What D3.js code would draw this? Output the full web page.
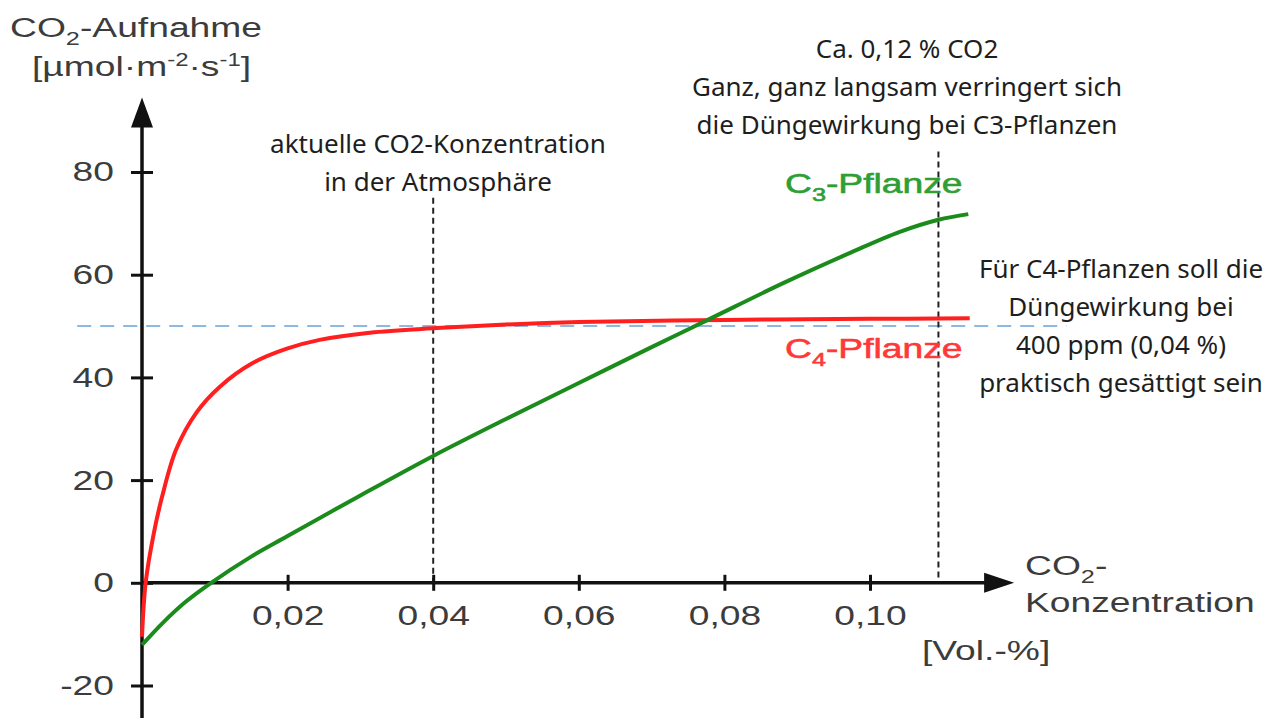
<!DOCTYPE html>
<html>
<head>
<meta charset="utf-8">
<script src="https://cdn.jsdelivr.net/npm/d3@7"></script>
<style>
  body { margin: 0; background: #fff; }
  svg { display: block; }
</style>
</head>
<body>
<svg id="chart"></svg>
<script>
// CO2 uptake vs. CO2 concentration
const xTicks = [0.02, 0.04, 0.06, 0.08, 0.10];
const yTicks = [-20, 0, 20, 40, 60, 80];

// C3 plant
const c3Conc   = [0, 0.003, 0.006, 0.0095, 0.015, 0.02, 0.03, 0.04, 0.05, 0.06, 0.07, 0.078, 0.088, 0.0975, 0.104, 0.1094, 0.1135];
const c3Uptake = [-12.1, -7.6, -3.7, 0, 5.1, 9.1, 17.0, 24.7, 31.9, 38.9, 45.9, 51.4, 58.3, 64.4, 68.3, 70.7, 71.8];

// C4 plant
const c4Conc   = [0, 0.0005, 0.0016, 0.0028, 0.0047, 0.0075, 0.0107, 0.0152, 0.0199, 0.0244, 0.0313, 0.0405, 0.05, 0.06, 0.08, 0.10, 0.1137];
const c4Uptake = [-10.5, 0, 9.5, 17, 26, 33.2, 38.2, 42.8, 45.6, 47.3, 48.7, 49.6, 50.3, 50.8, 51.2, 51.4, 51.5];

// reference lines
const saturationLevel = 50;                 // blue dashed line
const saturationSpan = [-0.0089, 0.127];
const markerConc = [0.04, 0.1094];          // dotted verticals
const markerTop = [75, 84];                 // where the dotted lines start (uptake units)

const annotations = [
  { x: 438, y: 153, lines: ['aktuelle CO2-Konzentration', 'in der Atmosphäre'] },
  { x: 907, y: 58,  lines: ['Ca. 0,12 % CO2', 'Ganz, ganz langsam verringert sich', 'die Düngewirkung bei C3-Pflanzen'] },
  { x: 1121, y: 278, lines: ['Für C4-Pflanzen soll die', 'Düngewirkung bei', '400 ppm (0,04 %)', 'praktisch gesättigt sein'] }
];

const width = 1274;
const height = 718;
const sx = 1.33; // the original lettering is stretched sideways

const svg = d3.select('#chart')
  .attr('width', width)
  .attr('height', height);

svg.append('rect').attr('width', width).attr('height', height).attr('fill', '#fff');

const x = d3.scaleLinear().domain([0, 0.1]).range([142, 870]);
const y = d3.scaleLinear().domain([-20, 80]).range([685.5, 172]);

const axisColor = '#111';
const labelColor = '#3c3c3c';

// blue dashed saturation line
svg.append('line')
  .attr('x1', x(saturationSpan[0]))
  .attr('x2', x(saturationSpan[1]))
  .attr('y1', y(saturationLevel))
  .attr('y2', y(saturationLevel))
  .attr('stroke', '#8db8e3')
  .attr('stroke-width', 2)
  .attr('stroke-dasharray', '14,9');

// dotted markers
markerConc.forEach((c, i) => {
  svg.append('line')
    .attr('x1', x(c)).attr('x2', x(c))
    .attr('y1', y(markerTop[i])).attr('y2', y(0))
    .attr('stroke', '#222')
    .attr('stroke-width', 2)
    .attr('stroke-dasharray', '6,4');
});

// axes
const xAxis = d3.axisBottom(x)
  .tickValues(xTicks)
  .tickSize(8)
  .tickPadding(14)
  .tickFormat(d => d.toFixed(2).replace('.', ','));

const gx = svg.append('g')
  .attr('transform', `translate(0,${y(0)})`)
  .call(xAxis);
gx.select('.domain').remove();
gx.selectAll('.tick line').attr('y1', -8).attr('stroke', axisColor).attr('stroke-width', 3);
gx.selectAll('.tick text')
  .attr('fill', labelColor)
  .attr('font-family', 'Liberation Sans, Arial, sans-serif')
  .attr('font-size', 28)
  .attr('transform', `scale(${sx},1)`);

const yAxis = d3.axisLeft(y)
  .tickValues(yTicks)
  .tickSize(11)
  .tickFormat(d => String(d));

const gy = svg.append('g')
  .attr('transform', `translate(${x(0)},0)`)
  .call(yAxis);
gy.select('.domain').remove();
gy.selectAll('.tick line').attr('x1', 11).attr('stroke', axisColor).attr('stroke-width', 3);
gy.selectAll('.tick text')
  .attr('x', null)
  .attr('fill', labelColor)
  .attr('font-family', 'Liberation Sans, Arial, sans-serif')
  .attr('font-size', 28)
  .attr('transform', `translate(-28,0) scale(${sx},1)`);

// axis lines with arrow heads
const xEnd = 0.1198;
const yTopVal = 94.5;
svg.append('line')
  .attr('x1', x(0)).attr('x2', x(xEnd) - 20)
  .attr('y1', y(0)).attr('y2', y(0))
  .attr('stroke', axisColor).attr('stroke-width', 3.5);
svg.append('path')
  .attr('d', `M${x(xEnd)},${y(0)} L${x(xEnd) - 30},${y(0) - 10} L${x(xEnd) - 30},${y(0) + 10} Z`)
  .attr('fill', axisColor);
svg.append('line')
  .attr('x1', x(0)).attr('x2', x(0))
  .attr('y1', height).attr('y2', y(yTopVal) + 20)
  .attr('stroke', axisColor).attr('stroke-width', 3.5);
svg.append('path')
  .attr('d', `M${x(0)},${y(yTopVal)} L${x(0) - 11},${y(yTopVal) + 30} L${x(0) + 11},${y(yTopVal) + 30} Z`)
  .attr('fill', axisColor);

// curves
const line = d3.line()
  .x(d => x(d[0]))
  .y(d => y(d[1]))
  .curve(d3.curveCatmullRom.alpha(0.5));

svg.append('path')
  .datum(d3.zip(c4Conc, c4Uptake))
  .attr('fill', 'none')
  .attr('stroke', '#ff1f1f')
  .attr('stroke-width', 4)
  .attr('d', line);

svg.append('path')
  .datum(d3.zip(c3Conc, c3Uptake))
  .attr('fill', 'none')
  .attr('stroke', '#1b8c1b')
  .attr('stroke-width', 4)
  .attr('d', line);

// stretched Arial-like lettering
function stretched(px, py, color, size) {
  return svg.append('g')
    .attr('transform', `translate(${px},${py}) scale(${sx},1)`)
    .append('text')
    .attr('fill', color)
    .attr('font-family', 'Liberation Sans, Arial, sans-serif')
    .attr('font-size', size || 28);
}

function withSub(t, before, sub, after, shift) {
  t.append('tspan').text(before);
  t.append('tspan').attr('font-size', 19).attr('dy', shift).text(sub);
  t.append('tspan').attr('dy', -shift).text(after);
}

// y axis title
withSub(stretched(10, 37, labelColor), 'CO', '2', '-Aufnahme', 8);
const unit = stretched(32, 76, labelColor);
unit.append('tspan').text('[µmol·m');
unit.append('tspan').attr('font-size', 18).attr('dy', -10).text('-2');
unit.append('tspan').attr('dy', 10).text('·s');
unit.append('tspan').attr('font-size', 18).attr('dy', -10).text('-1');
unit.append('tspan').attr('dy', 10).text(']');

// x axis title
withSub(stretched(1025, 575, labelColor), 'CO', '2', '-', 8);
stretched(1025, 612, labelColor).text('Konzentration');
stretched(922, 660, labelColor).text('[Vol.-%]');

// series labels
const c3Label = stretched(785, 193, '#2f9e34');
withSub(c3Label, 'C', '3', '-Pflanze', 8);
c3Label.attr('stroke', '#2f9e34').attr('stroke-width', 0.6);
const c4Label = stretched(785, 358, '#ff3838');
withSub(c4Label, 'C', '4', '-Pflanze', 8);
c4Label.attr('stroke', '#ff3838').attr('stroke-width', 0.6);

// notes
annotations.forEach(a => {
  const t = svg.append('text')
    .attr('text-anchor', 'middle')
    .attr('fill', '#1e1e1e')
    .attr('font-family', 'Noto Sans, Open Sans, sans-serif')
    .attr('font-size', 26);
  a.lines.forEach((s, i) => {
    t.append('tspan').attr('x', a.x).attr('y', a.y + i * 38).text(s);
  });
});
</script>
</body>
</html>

════════════════════

What the task requires
Write down every line from the opening of the listing to the line with "68.3, 70.7, 71.8];", both included, and nothing else; the pictures are omitted.

Solution for this exercise
What D3.js code would draw this? Output the full web page.
<!DOCTYPE html>
<html>
<head>
<meta charset="utf-8">
<script src="https://cdn.jsdelivr.net/npm/d3@7"></script>
<style>
  body { margin: 0; background: #fff; }
  svg { display: block; }
</style>
</head>
<body>
<svg id="chart"></svg>
<script>
// CO2 uptake vs. CO2 concentration
const xTicks = [0.02, 0.04, 0.06, 0.08, 0.10];
const yTicks = [-20, 0, 20, 40, 60, 80];

// C3 plant
const c3Conc   = [0, 0.003, 0.006, 0.0095, 0.015, 0.02, 0.03, 0.04, 0.05, 0.06, 0.07, 0.078, 0.088, 0.0975, 0.104, 0.1094, 0.1135];
const c3Uptake = [-12.1, -7.6, -3.7, 0, 5.1, 9.1, 17.0, 24.7, 31.9, 38.9, 45.9, 51.4, 58.3, 64.4, 68.3, 70.7, 71.8];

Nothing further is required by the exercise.